DataHub
Adding a Required Column

How to Add a Required Column in a DataHub Connector

Overview

In some cases, the source data does not contain all required fields for the destination entity. For example, when importing Assets, the Parent Asset is required but may not exist in the source CSV/Spreadsheet.

This document explains how to add and populate a required column (example 'Parent' in Asset) using a DataHub mutator.

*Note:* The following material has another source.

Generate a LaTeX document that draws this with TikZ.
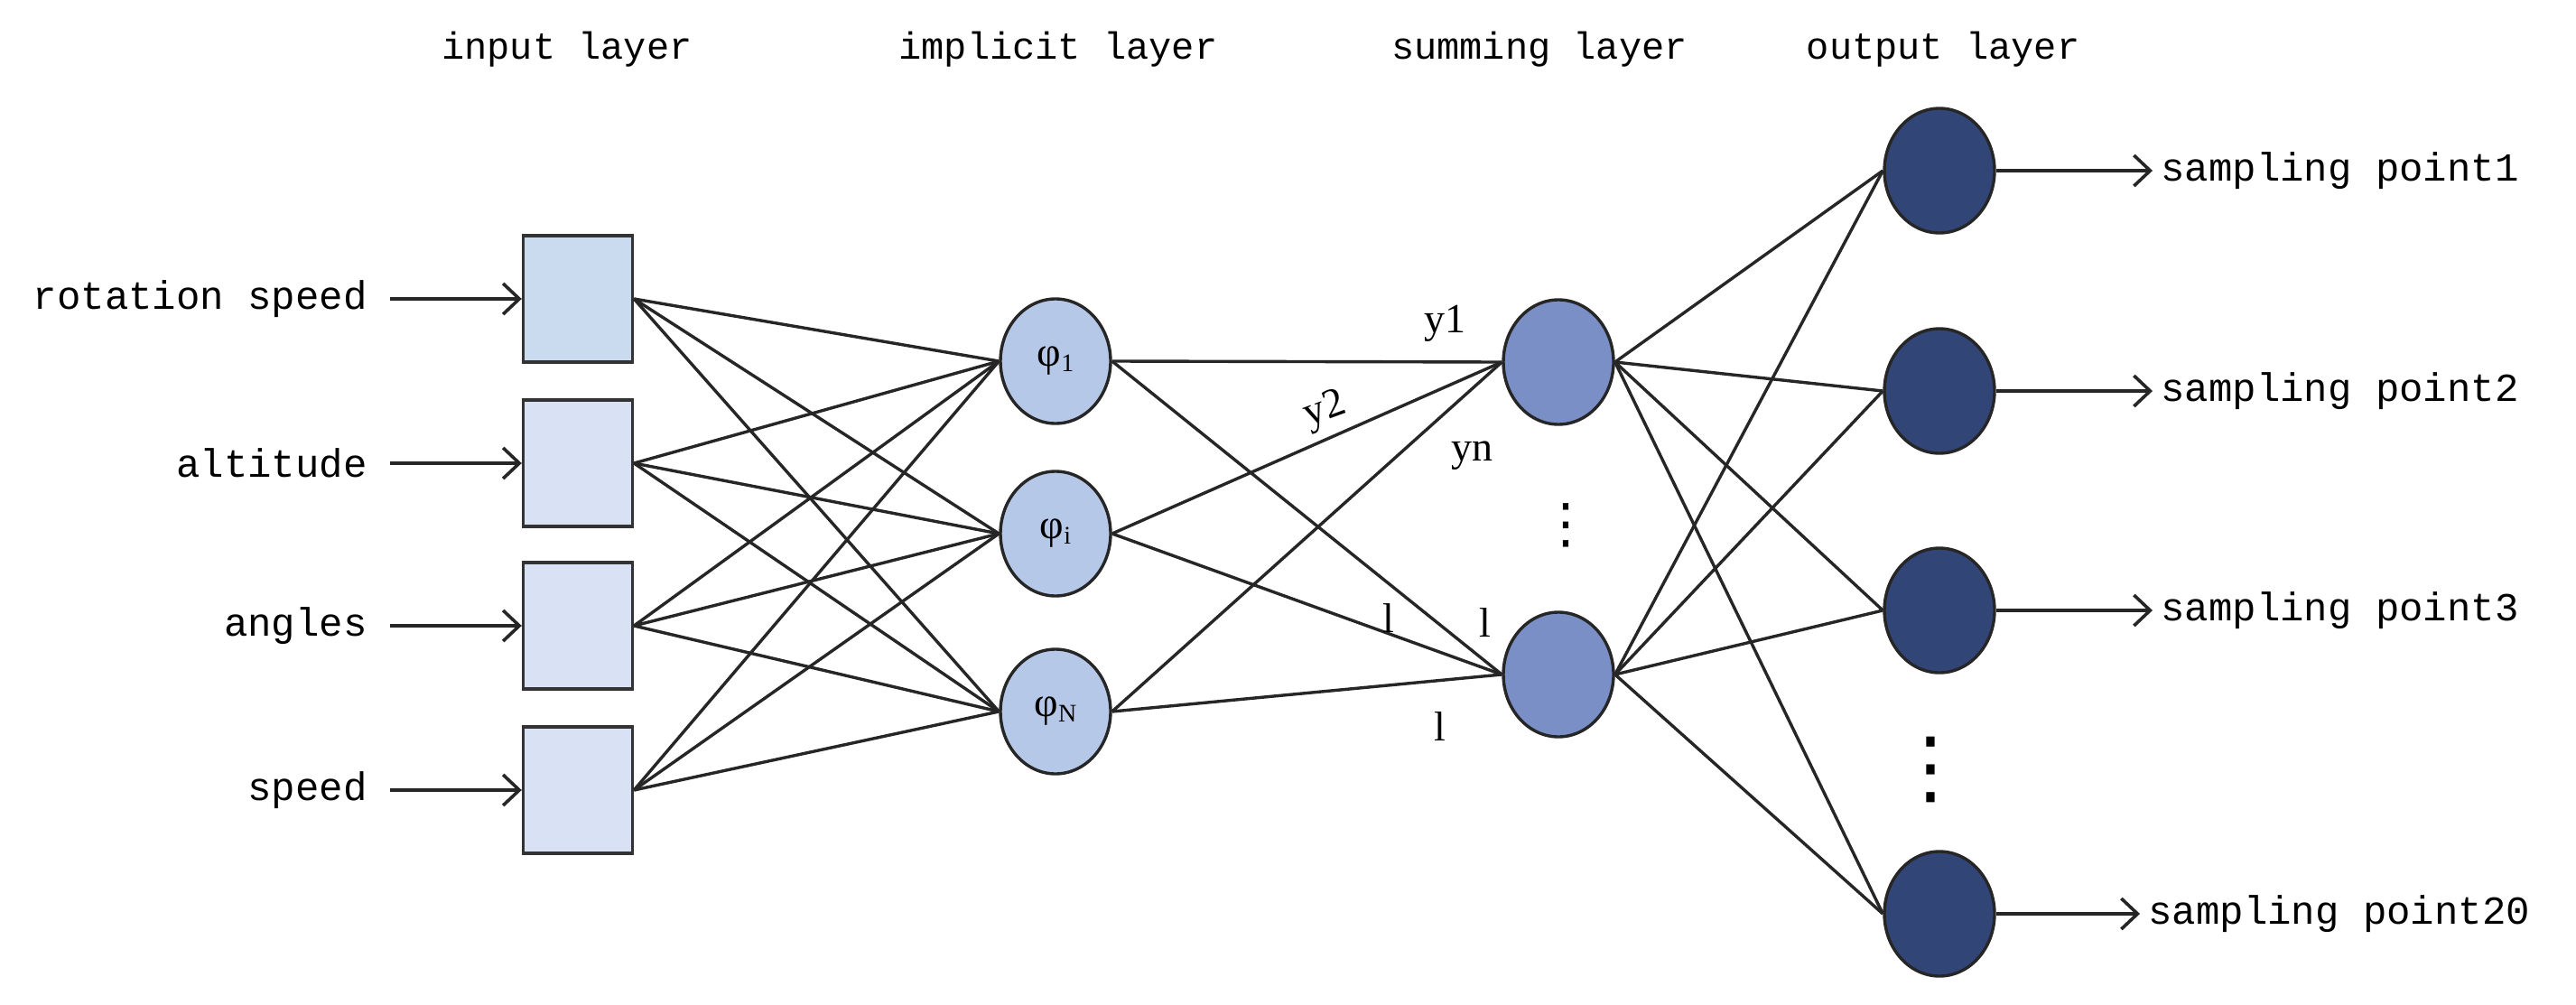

Note: This changes keys, while it works, it gets rid of a lot of the optimizations in the DataHub, it is able to do dramatic optimizations when the key is not modified. If you need more performance, use our API so you can optimize it 'knowing' your data.

Problem

Source CSV:

id,name,Active 
1,Calgary,FALSE

Missing:

  • Parent Asset, required field

Solution

We dynamically mutate and populate the ParentID field in the DataHub connector using Manipulators

image.png

Steps

  1. In the Datahub connector edit page, Navigate to Mappings
  2. Check for...
  3. Navigate to the manipulators tab.
  4. Add a new manipulator
  5. Give a name, Choose the In Fields and Out Fields. In my example we will choose Active as the 'In' Field and ParentID as the 'Out' Field
  6. Write the mutator code in the script
  7. Run the DataHub.
  8. You will find that the ParentId gets field.

Example Mutator

return function mutate(sourceData, columnNames, rowObject, connectionData, createError)
{
    const [raw] = sourceData; // Active column 
    if (raw == null || raw === "") {
        // this shows treating missing value as an error
        // You could have treated it as being Active or Inactive instead of you wanted.
       	createError("Active value is missing"); 
        return []; 
    } 
   const val = (raw + "").trim().toUpperCase(); // treat ' true   ' as TRUE 
    if (val === "TRUE") {  // you could also check for '1' or 'YES' or 'T' if you wanted 
        return ["Active"]; // because in this database, this is the AssetID for the Active Location
     } 
    else { 
        return ["Inactive"]; // because in this database, this is the AssetID for the Inactive Location 
    } 
}

Result

The Parent is dynamically assigned:

  • TRUE → Active
  • FALSE → Inactive

Notes

  • The Parent assets must already exist in the system.
  • The CSV file remains unchanged.
  • This approach keeps the connector flexible and reusable.